Though Magnificent 7 is another contrived coinage of recent minting (actually, a hackneyed re-striking of an old minting), you could have assembled your Magnificent 7 portfolio in May 2012, the month and year Meta Platforms hit the public airways. And because you are the most prescient investor, you did just that. You allocated $10,000 (chump change to you, of course, but work with me) equally across the Magnificent 7 in May 2012. (Allocated with Meta Platforms absorbing the rounding error. After all, seven does not go easily into 100.) You then sat back and let the damn thing run.
Let’s delve into the obvious: How far has your Magnificent 7 portfolio outpaced its benchmarks – the NASDAQ 100 (with the Triple-Q ETF as the proxy) and the S&P 500 (with the SPY ETF as the proxy) over the past 12 years?
We know the Magnificent 7 are the largest constituent stocks of the NASDAQ 100 and the S&P 500, but jettisoning the stragglers and other flotsam sure goosed return. The Magnificent 7 portfolio’s terminal value is seven-and-a-half times larger than the NASDAQ 100’s terminal value and nearly 13 times the S&P 500’s terminal value.
Your portfolio has grown at a 41.5% CAGR compared to the 19.8% CAGR for the NASDAQ 100 and the 14.7% CAGR for the S&P 500.
Because we’re fantasizing, let’s assume you said, ”To hell with the Magnificent 7, I’m whittling it to the Supreme 1.” You have this strange vibe something big awaits this niche gaming-chip designer, so why let the other six hold you back? You go all in on Nvidia. Welcome to retirement, if you so wish.
Let’s ease our way back to reality. To own the Magnificent 7 stocks concurrently, even before they were so christened, resided within the realm of possibilities. You’ll find these stocks have resided among the top 10 in the more popular large-cap growth mutual funds for years.

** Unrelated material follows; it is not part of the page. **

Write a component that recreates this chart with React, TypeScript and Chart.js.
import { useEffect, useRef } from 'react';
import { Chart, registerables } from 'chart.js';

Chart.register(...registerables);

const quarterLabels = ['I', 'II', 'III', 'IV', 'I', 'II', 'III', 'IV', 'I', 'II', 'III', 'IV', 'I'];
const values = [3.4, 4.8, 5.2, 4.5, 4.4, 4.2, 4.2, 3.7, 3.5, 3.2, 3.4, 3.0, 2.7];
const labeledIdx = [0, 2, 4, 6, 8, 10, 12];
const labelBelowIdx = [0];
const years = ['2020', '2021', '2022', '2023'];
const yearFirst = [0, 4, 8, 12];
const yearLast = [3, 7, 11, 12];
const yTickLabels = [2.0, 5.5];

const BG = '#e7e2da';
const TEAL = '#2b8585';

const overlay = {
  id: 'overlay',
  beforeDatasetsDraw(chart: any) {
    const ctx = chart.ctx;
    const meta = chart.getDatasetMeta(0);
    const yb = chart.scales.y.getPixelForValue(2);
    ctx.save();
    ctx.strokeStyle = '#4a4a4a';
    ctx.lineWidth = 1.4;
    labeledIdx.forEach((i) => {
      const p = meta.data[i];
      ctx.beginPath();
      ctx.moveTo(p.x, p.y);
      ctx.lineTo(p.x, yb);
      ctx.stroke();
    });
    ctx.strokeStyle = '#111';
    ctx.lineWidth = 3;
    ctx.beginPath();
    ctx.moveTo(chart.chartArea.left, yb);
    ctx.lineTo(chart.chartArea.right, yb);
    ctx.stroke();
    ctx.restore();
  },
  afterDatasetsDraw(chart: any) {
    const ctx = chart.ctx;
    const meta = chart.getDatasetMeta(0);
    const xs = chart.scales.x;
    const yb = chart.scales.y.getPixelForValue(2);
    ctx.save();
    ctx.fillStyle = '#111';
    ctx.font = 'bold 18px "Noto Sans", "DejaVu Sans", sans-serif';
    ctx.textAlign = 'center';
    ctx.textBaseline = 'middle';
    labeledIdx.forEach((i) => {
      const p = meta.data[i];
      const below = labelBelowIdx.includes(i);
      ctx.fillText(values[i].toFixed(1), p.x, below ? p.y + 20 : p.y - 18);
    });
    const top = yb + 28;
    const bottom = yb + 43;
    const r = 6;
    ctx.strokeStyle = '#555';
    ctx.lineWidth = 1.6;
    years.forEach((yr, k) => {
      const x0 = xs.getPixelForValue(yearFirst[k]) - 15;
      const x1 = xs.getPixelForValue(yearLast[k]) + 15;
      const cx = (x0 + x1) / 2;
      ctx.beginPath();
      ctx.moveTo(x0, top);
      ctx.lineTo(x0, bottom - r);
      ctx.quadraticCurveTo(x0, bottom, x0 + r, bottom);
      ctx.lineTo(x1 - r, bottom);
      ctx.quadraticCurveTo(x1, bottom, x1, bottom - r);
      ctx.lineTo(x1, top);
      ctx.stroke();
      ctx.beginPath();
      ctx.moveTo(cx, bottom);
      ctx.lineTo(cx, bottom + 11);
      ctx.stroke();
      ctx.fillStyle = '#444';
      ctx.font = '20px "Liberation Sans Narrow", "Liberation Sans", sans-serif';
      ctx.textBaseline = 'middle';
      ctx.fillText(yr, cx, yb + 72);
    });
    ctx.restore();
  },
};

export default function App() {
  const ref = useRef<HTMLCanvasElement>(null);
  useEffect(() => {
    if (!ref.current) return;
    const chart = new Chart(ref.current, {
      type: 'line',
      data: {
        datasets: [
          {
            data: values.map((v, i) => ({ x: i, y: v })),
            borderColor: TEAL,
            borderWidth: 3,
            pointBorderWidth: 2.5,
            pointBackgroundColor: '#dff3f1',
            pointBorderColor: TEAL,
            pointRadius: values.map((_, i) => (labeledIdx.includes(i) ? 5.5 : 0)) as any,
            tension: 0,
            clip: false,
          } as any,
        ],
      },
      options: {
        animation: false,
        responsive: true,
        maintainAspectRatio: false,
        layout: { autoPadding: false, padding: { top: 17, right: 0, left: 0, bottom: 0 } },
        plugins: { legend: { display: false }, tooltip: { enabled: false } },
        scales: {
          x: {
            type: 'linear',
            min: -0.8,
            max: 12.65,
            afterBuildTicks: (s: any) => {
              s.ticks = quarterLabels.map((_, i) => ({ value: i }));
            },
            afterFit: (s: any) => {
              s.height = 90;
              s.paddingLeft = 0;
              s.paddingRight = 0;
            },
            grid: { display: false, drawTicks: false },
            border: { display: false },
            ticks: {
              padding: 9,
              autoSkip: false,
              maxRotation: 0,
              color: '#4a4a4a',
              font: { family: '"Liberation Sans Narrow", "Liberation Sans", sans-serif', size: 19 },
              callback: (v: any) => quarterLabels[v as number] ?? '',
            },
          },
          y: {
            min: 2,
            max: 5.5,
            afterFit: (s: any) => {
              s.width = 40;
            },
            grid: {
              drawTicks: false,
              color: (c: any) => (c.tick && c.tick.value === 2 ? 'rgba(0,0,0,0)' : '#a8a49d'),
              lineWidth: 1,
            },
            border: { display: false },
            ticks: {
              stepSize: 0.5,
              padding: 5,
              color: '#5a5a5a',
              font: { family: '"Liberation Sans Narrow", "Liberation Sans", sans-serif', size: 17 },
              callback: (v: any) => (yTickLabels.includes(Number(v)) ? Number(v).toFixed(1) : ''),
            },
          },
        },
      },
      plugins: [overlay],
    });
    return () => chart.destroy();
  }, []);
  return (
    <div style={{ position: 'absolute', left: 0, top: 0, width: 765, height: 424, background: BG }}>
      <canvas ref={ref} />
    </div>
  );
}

Maximum drawdowns (peak-to-trough drops) infuse more reality. We’re all fortified with false bravado when markets are rising. We get lulled into a stupefying confidence and perceive risk as we perceive death, as some theoretical abstract that always afflicts the other person.
But market corrections and the accompanying drawdowns are real. Nvidia didn’t lose two-thirds of its value in 2022 due to panic buying. When we see everyone else heading for the exits, our nature implores us to join the queue. We’ll ask questions after we’ve exited the building.

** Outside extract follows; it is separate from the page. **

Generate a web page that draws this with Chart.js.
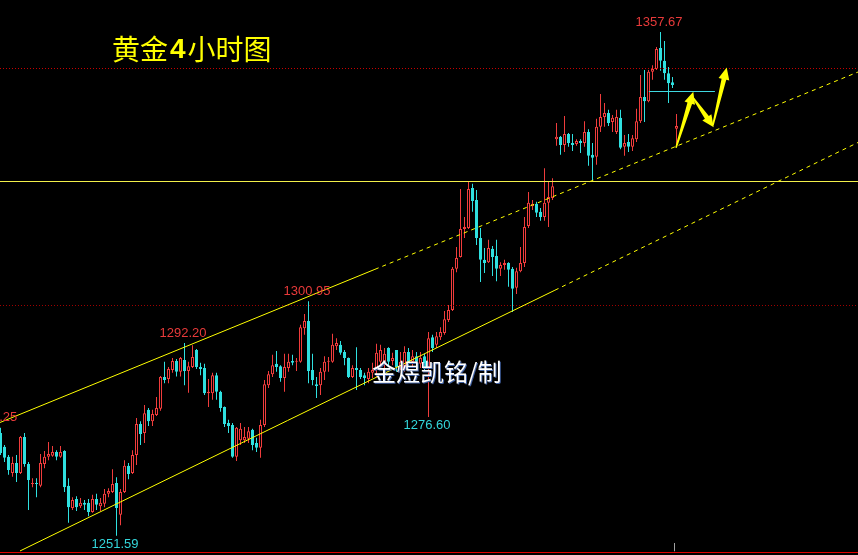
<!DOCTYPE html>
<html><head><meta charset="utf-8">
<script src="https://cdn.jsdelivr.net/npm/chart.js@4.4.0/dist/chart.umd.min.js"></script>
<style>html,body{margin:0;padding:0;background:#000;overflow:hidden}
#wrap{width:858px;height:555px;position:relative}
canvas{display:block}</style></head>
<body><div id="wrap"><canvas id="c" width="858" height="555"></canvas></div>
<script>
// ---- data (4-hour gold candles) ----
const opens=[1273.2,1270.3,1268.2,1264.8,1266.9,1264.8,1272.4,1266.7,1262.5,1262.7,
1262.1,1266.7,1268.2,1268.4,1269.2,1268.2,1269.4,1262.1,1257.4,1259.3,
1257.8,1258.5,1258.5,1256.6,1259.3,1257.8,1258.3,1260.4,1260.8,1262.7,
1256.0,1260.8,1266.3,1264.8,1268.6,1275.1,1273.2,1278.1,1275.7,1277.0,
1278.3,1285.0,1284.6,1286.5,1288.4,1286.1,1288.6,1286.3,1287.1,1290.7,
1287.1,1286.9,1281.6,1281.6,1285.4,1281.9,1278.7,1275.3,1274.9,1268.2,
1271.7,1271.7,1272.0,1273.9,1271.1,1270.1,1274.9,1283.3,1285.6,1287.8,
1287.3,1284.8,1286.9,1288.4,1288.2,1288.2,1295.3,1296.8,1286.5,1283.5,
1283.3,1286.1,1288.2,1288.2,1291.5,1291.8,1290.3,1289.0,1285.0,1286.9,
1286.5,1285.4,1284.6,1285.9,1286.5,1288.2,1288.2,1291.1,1288.4,1290.7,
1287.3,1286.9,1290.3,1288.2,1289.4,1287.8,1289.4,1287.1,1293.4,1291.8,
1293.4,1294.3,1297.0,1299.1,1307.8,1310.3,1316.2,1316.4,1324.8,1322.3,
1314.3,1309.7,1309.2,1312.0,1310.5,1307.8,1308.6,1309.0,1307.8,1303.8,
1307.3,1309.0,1316.8,1321.0,1321.5,1319.8,1318.7,1321.7,1322.7,1335.1,
1335.6,1333.9,1336.2,1334.3,1334.1,1334.7,1334.3,1336.6,1331.8,1331.4,
1337.7,1339.8,1340.6,1338.7,1336.6,1339.6,1333.5,1334.5,1333.5,1335.1,
1338.9,1344.0,1343.1,1349.3,1349.9,1354.3,1351.6,1349.0,1347.1,1337.3];
const highs=[1274.3,1270.7,1268.6,1268.2,1268.6,1272.6,1273.2,1267.1,1263.7,1263.7,
1268.8,1269.4,1271.3,1270.5,1269.6,1270.5,1269.6,1263.7,1259.7,1259.9,
1259.5,1259.1,1259.3,1260.2,1260.4,1259.5,1261.4,1261.6,1265.6,1263.9,
1261.4,1267.5,1266.9,1269.6,1276.4,1275.7,1279.1,1278.5,1278.1,1280.8,
1285.2,1288.2,1287.1,1289.0,1288.8,1289.2,1292.20,1288.2,1291.7,1290.9,
1288.0,1287.8,1284.6,1285.9,1285.9,1282.1,1278.8,1276.0,1275.3,1274.5,
1275.3,1274.5,1274.5,1274.1,1272.2,1276.0,1284.4,1286.3,1289.7,1290.5,
1287.5,1289.9,1289.9,1289.7,1289.0,1296.0,1298.3,1300.95,1289.9,1285.0,
1286.9,1289.4,1289.2,1294.1,1293.2,1292.6,1290.7,1289.1,1287.5,1291.3,
1286.9,1285.9,1286.9,1288.0,1292.0,1291.8,1291.1,1291.3,1290.1,1290.7,
1290.3,1291.5,1291.1,1290.7,1290.3,1290.3,1289.9,1294.5,1293.9,1294.5,
1295.5,1298.9,1300.2,1308.2,1312.4,1324.6,1318.7,1326.1,1325.7,1324.4,
1316.4,1312.2,1313.9,1312.6,1313.9,1309.2,1309.7,1309.2,1308.2,1308.0,
1312.4,1318.7,1324.0,1322.3,1321.9,1320.6,1329.0,1326.1,1326.9,1338.5,
1335.8,1340.0,1336.4,1336.2,1335.1,1335.1,1338.9,1337.2,1334.3,1339.4,
1344.6,1342.7,1341.3,1340.2,1341.3,1341.3,1336.0,1336.2,1336.0,1341.5,
1348.6,1349.7,1349.7,1350.7,1354.5,1357.67,1355.8,1350.3,1348.2,1340.4];
const lows=[1268.6,1267.1,1264.4,1264.0,1262.9,1264.6,1266.1,1257.0,1261.8,1259.7,
1261.8,1265.8,1267.5,1268.2,1267.5,1268.0,1260.8,1254.3,1257.0,1256.8,
1257.4,1257.0,1255.7,1256.4,1257.0,1256.8,1257.6,1259.7,1260.6,1251.59,
1253.8,1260.6,1263.5,1264.6,1266.5,1270.7,1271.1,1274.7,1274.7,1276.8,
1277.9,1283.7,1283.7,1285.9,1285.1,1285.1,1283.3,1281.7,1286.9,1286.7,
1285.4,1281.2,1278.7,1280.2,1280.2,1277.7,1274.5,1273.2,1268.0,1267.3,
1270.7,1271.1,1271.1,1269.6,1269.2,1268.0,1274.5,1282.7,1285.0,1286.1,
1284.0,1281.9,1286.1,1287.5,1286.3,1288.0,1293.9,1283.7,1283.3,1280.6,
1281.2,1284.4,1286.1,1288.0,1290.7,1289.7,1287.5,1284.8,1284.8,1282.3,
1284.6,1283.3,1283.7,1284.8,1285.0,1286.9,1286.1,1287.5,1287.5,1286.1,
1286.5,1286.1,1287.3,1286.9,1286.5,1286.9,1286.1,1276.60,1290.3,1291.1,
1292.8,1293.9,1296.6,1298.9,1307.1,1310.2,1314.3,1316.2,1319.8,1312.8,
1305.0,1306.9,1309.0,1306.3,1305.2,1306.3,1307.6,1304.0,1298.7,1302.5,
1307.1,1308.2,1316.4,1320.2,1318.7,1317.9,1317.9,1316.6,1322.3,1333.7,
1331.8,1332.4,1333.5,1332.6,1333.7,1332.2,1333.5,1329.5,1326.5,1329.7,
1336.6,1337.7,1337.9,1336.6,1336.2,1333.0,1331.6,1332.4,1332.6,1334.5,
1338.5,1338.7,1342.9,1347.6,1349.7,1349.5,1347.6,1342.7,1345.9,1333.5];
const closes=[1269.0,1268.0,1265.4,1266.9,1264.8,1272.4,1266.7,1263.3,1262.7,1262.5,
1266.9,1268.2,1268.8,1269.2,1268.2,1269.2,1261.8,1257.6,1259.1,1257.6,
1258.5,1258.1,1256.6,1259.3,1258.1,1258.5,1260.4,1261.0,1262.5,1257.4,
1260.8,1266.3,1264.6,1268.6,1275.1,1273.0,1277.4,1275.7,1277.2,1278.5,
1285.0,1284.4,1286.7,1288.4,1286.1,1289.0,1286.3,1287.3,1289.2,1287.1,
1286.7,1281.6,1281.9,1285.4,1281.9,1278.5,1275.1,1274.7,1268.2,1274.3,
1274.1,1272.4,1273.6,1270.7,1270.1,1274.9,1283.5,1285.6,1287.5,1287.1,
1284.8,1287.1,1288.2,1288.0,1288.4,1295.5,1296.8,1286.3,1284.4,1283.1,
1286.1,1288.2,1288.4,1291.8,1292.2,1290.1,1289.0,1285.0,1286.9,1286.5,
1285.0,1284.8,1286.1,1286.5,1290.1,1290.7,1289.9,1288.2,1289.0,1287.1,
1288.2,1290.3,1288.2,1289.4,1288.2,1289.0,1286.9,1293.2,1291.1,1293.6,
1294.5,1297.2,1299.1,1307.8,1310.1,1316.2,1316.6,1324.6,1322.1,1314.3,
1309.7,1309.0,1312.2,1310.3,1307.8,1308.6,1309.0,1307.6,1303.6,1307.3,
1309.0,1316.6,1321.7,1321.5,1319.6,1318.7,1321.7,1322.9,1325.2,1335.6,
1333.9,1336.2,1334.3,1333.9,1334.7,1334.3,1336.6,1331.6,1331.2,1337.7,
1339.8,1340.6,1338.5,1339.6,1339.8,1333.3,1334.3,1333.5,1335.3,1338.9,
1344.0,1343.1,1349.3,1349.9,1354.1,1351.6,1349.0,1346.9,1346.5,1337.9];
// marked extremes: candle index and whether the high or low is labelled
const markIdx=[165,77,46,107,29];
const markKind=['high','high','high','low','low'];
// horizontal levels
const levelPrices=[1350.0,1326.3,1300.2,1248.16];
// title / watermark text
const titleParts=['黄金','4','小时图'];
const watermark='金煜凯铭/制';

// ---- styling / view ----
const X_MIN=-0.125, X_MAX=214.375, Y_MIN=1247.52, Y_MAX=1364.42;
const UP='#f03c3c', DN='#2fe0e0';
const idx=opens.map((_,i)=>i);
const up=idx.map(i=>closes[i]>=opens[i]);
const wickData=idx.map(i=>({x:i,y:[lows[i],highs[i]]}));
const bodyData=idx.map(i=>({x:i,y:[opens[i],closes[i]]}));

const levelStyles=[
  {color:'#c80000',dash:[1,2]},
  {color:'#f2f04a',dash:[]},
  {color:'#a00000',dash:[1,2]},
  {color:'#e00000',dash:[]}
];

const bgPlugin={id:'bg',beforeDraw(ch){const c=ch.ctx;c.save();c.fillStyle='#000';c.fillRect(0,0,ch.width,ch.height);c.restore();}};

function arrow(ctx,x0,y0,x1,y1){
  const dx=x1-x0,dy=y1-y0,L=Math.hypot(dx,dy);const ux=dx/L,uy=dy/L;const nx=-uy,ny=ux;
  const hl=12,hw=5.5,w0=0.8,w1=2.4;const bx=x1-ux*hl,by=y1-uy*hl;
  ctx.beginPath();
  ctx.moveTo(x0+nx*w0,y0+ny*w0);ctx.lineTo(bx+nx*w1,by+ny*w1);ctx.lineTo(bx+nx*hw,by+ny*hw);
  ctx.lineTo(x1,y1);ctx.lineTo(bx-nx*hw,by-ny*hw);ctx.lineTo(bx-nx*w1,by-ny*w1);ctx.lineTo(x0-nx*w0,y0-ny*w0);
  ctx.closePath();ctx.fillStyle='#ffff00';ctx.fill();
}

const annoPlugin={id:'anno',afterDatasetsDraw(ch){
  const c=ch.ctx,xs=ch.scales.x,ys=ch.scales.y;
  const X=v=>xs.getPixelForValue(v),Y=v=>ys.getPixelForValue(v);
  c.save();
  // horizontal levels
  levelPrices.forEach((p,k)=>{const y=Math.round(Y(p))+0.5;c.beginPath();c.setLineDash(levelStyles[k].dash);
    c.strokeStyle=levelStyles[k].color;c.lineWidth=1;c.moveTo(0,y);c.lineTo(ch.width,y);c.stroke();});
  c.setLineDash([]);
  // trend channel lines (index, price anchors)
  const trends=[
    {a:[-0.125,1275.43],b:[214.375,1349.25],brk:93.6},
    {a:[4.875,1248.37],b:[214.375,1334.41],brk:138.6}
  ];
  trends.forEach(t=>{
    const pAt=i=>t.a[1]+(i-t.a[0])*(t.b[1]-t.a[1])/(t.b[0]-t.a[0]);
    c.strokeStyle='#ffff00';c.lineWidth=1;
    c.beginPath();c.setLineDash([]);c.moveTo(X(t.a[0]),Y(t.a[1]));c.lineTo(X(t.brk),Y(pAt(t.brk)));c.stroke();
    c.beginPath();c.setLineDash([4,4]);c.moveTo(X(t.brk),Y(pAt(t.brk)));c.lineTo(X(t.b[0]),Y(t.b[1]));c.stroke();
  });
  c.setLineDash([]);
  // cyan short horizontal
  const cy=Math.round(Y(1345.25))+0.5;
  c.strokeStyle='#3fd8e0';c.beginPath();c.moveTo(X(162.1),cy);c.lineTo(X(178.6),cy);c.stroke();
  // gray current-bar tick
  const gx=Math.round(X(168.4))+0.5;
  c.strokeStyle='#a0a0a0';c.beginPath();c.moveTo(gx,Y(1250.05));c.lineTo(gx,Y(1248.3));c.stroke();
  // arrows
  arrow(c,X(168.875),Y(1333.3),X(173.2),Y(1345.1));
  arrow(c,X(173.1),Y(1343.9),X(178.3),Y(1337.6));
  arrow(c,X(178.1),Y(1338.0),X(181.55),Y(1350.2));
  // extreme labels
  c.font='13px "Liberation Sans", Arial, sans-serif';c.textAlign='center';c.textBaseline='middle';
  markIdx.forEach((i,k)=>{
    const hi=markKind[k]==='high';const v=hi?highs[i]:lows[i];
    c.fillStyle=hi?'#e83a3a':'#33d6da';
    c.fillText(v.toFixed(2),X(i)-1.5,Y(v)+(hi?-9.5:8.5));
  });
  c.fillStyle='#e83a3a';c.textAlign='right';c.fillText('1275.25',X(4.2),Y(1276.4));
  // title
  c.textAlign='left';c.textBaseline='middle';c.fillStyle='#ffff00';
  let tx=112;const ty=49;
  c.font='28px "Noto Sans CJK SC", sans-serif';c.fillText(titleParts[0],tx,ty);tx+=c.measureText(titleParts[0]).width+2;
  c.font='bold 28px "Liberation Sans", Arial, sans-serif';c.fillText(titleParts[1],tx,ty+1);tx+=c.measureText(titleParts[1]).width+2;
  c.font='28px "Noto Sans CJK SC", sans-serif';c.fillText(titleParts[2],tx,ty);
  // watermark
  c.font='24px "Noto Sans CJK SC", sans-serif';c.fillStyle='#4060a0';c.fillText(watermark,373,373);
  c.fillStyle='#ffffff';c.fillText(watermark,372,372);
  c.restore();
}};

new Chart(document.getElementById('c'),{
  type:'bar',
  data:{datasets:[
    {label:'wick',data:wickData,backgroundColor:idx.map(i=>up[i]?UP:DN),borderWidth:0,barThickness:1,
     grouped:false,order:2,inflateAmount:0},
    {label:'body',data:bodyData,backgroundColor:idx.map(i=>up[i]?'#000000':DN),borderColor:idx.map(i=>up[i]?UP:DN),
     borderWidth:1,borderSkipped:false,barThickness:3,minBarLength:1,grouped:false,order:1,inflateAmount:0}
  ]},
  options:{responsive:false,animation:false,devicePixelRatio:1,
    layout:{padding:0},
    plugins:{legend:{display:false},tooltip:{enabled:false},title:{display:false}},
    scales:{
      x:{type:'linear',min:X_MIN,max:X_MAX,display:false,offset:false,grid:{display:false}},
      y:{type:'linear',min:Y_MIN,max:Y_MAX,display:false,grid:{display:false}}
    }
  },
  plugins:[bgPlugin,annoPlugin]
});
</script></body></html>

We’ll continue our return to reality with a real-world (well, “realish-world”) actual stock portfolio – mine. I have a legacy portfolio of eight stocks – my Legacy 8 – I have owned for years. I would have never been so prescient to own a Magnificent 7 portfolio. I’m too much of a Luddite.

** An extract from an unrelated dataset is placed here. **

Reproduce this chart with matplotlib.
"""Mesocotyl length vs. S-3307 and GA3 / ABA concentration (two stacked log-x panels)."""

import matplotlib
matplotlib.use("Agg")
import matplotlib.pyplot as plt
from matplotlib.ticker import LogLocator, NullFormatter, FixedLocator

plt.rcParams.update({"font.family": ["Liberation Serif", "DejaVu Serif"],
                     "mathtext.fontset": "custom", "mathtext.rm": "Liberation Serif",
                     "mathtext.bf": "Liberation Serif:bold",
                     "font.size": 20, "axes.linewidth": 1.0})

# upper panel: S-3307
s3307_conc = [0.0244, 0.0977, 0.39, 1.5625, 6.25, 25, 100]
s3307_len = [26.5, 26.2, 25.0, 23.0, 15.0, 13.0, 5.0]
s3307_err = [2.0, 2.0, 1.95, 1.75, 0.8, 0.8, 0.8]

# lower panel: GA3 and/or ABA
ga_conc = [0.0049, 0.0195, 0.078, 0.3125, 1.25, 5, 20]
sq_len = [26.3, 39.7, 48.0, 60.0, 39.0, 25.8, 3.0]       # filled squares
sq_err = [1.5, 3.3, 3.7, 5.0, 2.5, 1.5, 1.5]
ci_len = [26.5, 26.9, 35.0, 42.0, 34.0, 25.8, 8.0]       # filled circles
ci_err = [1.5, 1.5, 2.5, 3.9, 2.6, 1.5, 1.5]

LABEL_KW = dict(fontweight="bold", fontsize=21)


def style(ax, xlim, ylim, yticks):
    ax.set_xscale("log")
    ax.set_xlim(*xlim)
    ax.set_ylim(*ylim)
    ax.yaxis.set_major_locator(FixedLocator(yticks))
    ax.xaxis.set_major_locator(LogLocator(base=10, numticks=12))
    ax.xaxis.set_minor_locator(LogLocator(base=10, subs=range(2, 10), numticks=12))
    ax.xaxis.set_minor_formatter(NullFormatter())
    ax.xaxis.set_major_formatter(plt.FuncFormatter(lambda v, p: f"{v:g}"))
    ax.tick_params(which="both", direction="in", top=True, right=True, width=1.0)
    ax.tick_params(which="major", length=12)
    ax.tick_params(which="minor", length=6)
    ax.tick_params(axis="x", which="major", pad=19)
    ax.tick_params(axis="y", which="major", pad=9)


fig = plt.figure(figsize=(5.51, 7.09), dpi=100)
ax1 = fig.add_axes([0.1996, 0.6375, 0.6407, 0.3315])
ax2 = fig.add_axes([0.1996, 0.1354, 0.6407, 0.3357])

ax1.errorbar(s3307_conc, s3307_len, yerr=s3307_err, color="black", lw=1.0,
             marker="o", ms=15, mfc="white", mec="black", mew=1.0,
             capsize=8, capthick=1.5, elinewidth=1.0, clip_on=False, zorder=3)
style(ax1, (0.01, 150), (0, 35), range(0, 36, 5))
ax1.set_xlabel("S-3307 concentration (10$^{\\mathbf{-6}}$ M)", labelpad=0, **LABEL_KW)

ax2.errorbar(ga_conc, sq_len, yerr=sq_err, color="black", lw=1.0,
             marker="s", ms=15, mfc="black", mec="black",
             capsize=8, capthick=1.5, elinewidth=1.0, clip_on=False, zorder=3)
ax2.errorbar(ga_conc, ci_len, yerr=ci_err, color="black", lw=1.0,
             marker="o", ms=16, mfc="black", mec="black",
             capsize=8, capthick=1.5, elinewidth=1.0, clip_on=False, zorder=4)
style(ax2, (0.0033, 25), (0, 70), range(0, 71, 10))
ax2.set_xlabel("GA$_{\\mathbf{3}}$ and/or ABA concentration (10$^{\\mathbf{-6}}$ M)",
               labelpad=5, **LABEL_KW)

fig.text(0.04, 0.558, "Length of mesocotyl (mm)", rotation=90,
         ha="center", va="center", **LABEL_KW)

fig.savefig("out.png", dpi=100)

The portfolio comprises Exxon Mobil, Starbucks, CSX Corp., Paychex, Eaton, Ares Capital Corp., Qualcomm, and Oracle. I didn’t buy all eight as a group, but my initial investments in each are close to equivalent.
Let’s see how my portfolio stacks up to the Magnificent 7, assuming I went all in 2012. I’m sure we all know the answer, but let’s look anyway.
OK, so the Magnificent 7 is the equivalent of the Kenyan marathon runner who wraps it all up in two hours. My Legacy 8 is the equivalent of the 50-year-old weekend duffer shuffling across the finish line two-and-a-half hours after the Kenyan had received his congratulations and now sits in his Uber ride headed to the airport to catch the next flight to Nairobi.
That said, the Legacy 8 beat the S&P 500’s CAGR by 180 basis points over the past 12 years. It beat Berkshire Hathaway’s A-shares CAGR by 200 basis points (no kidding). A 16.5% CAGR is respectable for a portfolio composed of the antediluvian.
I suppose we’ve burnt enough time fantasizing about lottery tickets, so back to the real world we go building portfolios with stocks, ETFs, and mutual funds that offer us the potential to generate 10%-to-12% CAGR that enable us to endure real-world volatility and faith-shaking drawdowns.
DYR – Do Your Research. I have opinions, but I am not your personal investment advisor. Always remember the buck stops (and starts) with you. What works for me might not work for you.